_GIVEN MATERIAL_.
- - - -
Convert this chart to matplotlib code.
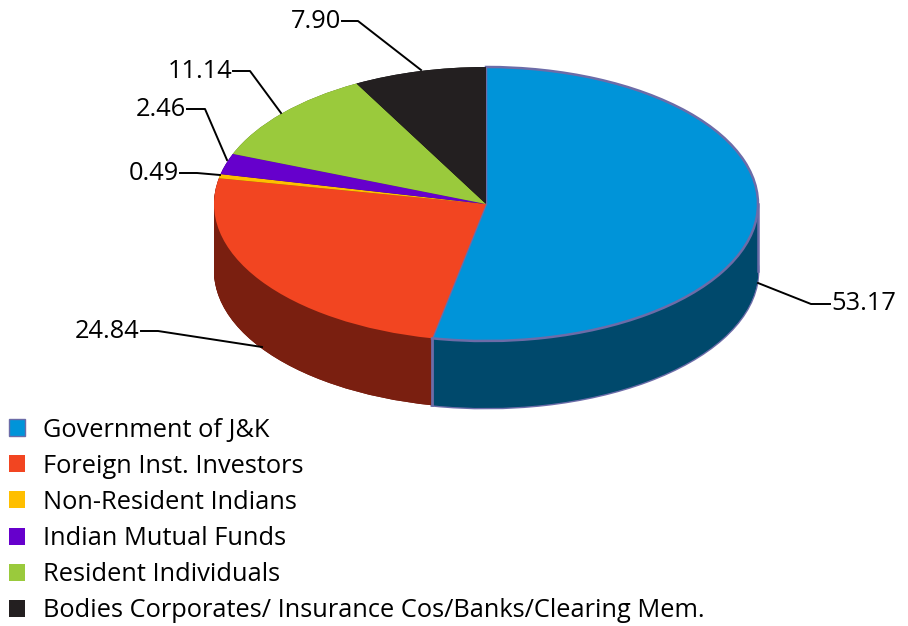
import numpy as np
import matplotlib
matplotlib.use("Agg")
import matplotlib.pyplot as plt

categories = ["Government of J&K", "Foreign Inst. Investors", "Non-Resident Indians",
              "Indian Mutual Funds", "Resident Individuals",
              "Bodies Corporates/ Insurance Cos/Banks/Clearing Mem."]
values = [53.17, 24.84, 0.49, 2.46, 11.14, 7.90]
value_labels = ["53.17", "24.84", "0.49", "2.46", "11.14", "7.90"]
top_colors = ["#0094D9", "#F24521", "#FFBF00", "#6600CC", "#9ACA3C", "#231F20"]
side_colors = ["#00496C", "#7A1F10", "#7F5F00", "#330066", "#4D651E", "#111010"]
outline = "#6C6CA8"

W, H = 908, 626
CX, CY, RX, RY = 486, 204, 272, 137
DEPTH = 67 / RY
# leader line pixel paths, same order as values, and where the text sits
leaders = [[(758, 283), (811, 304), (830, 304)],
           [(262, 347), (158, 331), (141, 331)],
           [(220, 175), (197, 173), (180, 173)],
           [(227, 160), (205, 109), (187, 109)],
           [(281, 113), (250, 71), (233, 71)],
           [(421, 70), (358, 21), (342, 21)]]
text_pos = [(831, 304, "left"), (140, 331, "right"), (179, 173, "right"),
            (186, 109, "right"), (232, 71, "right"), (341, 21, "right")]

plt.rcParams["font.family"] = ["Open Sans", "DejaVu Sans"]
fig = plt.figure(figsize=(W / 100, H / 100), dpi=100)
ax = fig.add_axes([0, 0, 1, 1])


def pie(colors, offset=0.0, edge="none", lw=0):
    wedges, _ = ax.pie(values, colors=colors, startangle=90, counterclock=False,
                       center=(0, -offset), radius=1,
                       wedgeprops={"edgecolor": edge, "linewidth": lw})
    return wedges


# the side wall is the pie repeated downwards in the dark colours
bottom = pie(side_colors, DEPTH)
bottom[0].set_edgecolor(outline)
bottom[0].set_linewidth(2.0)
for off in np.linspace(DEPTH, 0, 80):
    pie(side_colors, off)
top = pie(top_colors)
top[0].set_edgecolor(outline)
top[0].set_linewidth(1.8)

# outline of the blue wall at its two ends
end_angle = 2 * np.pi * values[0] / sum(values)
ax.plot([np.sin(end_angle)] * 2, [np.cos(end_angle), np.cos(end_angle) - DEPTH],
        color=outline, lw=2.0)
ax.plot([1, 1], [0, -DEPTH], color=outline, lw=1.8)

ax.set_aspect("auto")
ax.set_xlim((0 - CX) / RX, (W - CX) / RX)
ax.set_ylim((CY - H) / RY, CY / RY)
ax.axis("off")


def to_fig(x, y):
    return x / W, 1 - y / H


for path, pos, lab in zip(leaders, text_pos, value_labels):
    xs, ys = zip(*[to_fig(*p) for p in path])
    fig.add_artist(plt.Line2D(xs, ys, color="black", lw=1.4))
    fx, fy = to_fig(pos[0], pos[1])
    fig.text(fx, fy, lab, ha=pos[2], va="center", fontsize=18.3, color="black")

fs = 18.25
leg = ax.legend(top, categories, loc="upper left", bbox_to_anchor=to_fig(8.5, 417.5),
                bbox_transform=fig.transFigure, frameon=False, fontsize=fs,
                borderpad=0, borderaxespad=0, handlelength=12 / fs,
                handleheight=12 / fs, handletextpad=0.72, labelspacing=0.44)
leg.legend_handles[0].set_linewidth(1.0)

fig.savefig("out.png", dpi=100)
- - - -
_GIVEN EXERCISE_. List every line above containing the word "matplotlib".

_TASK RESULT_.
Convert this chart to matplotlib code.
import matplotlib
matplotlib.use("Agg")
import matplotlib.pyplot as plt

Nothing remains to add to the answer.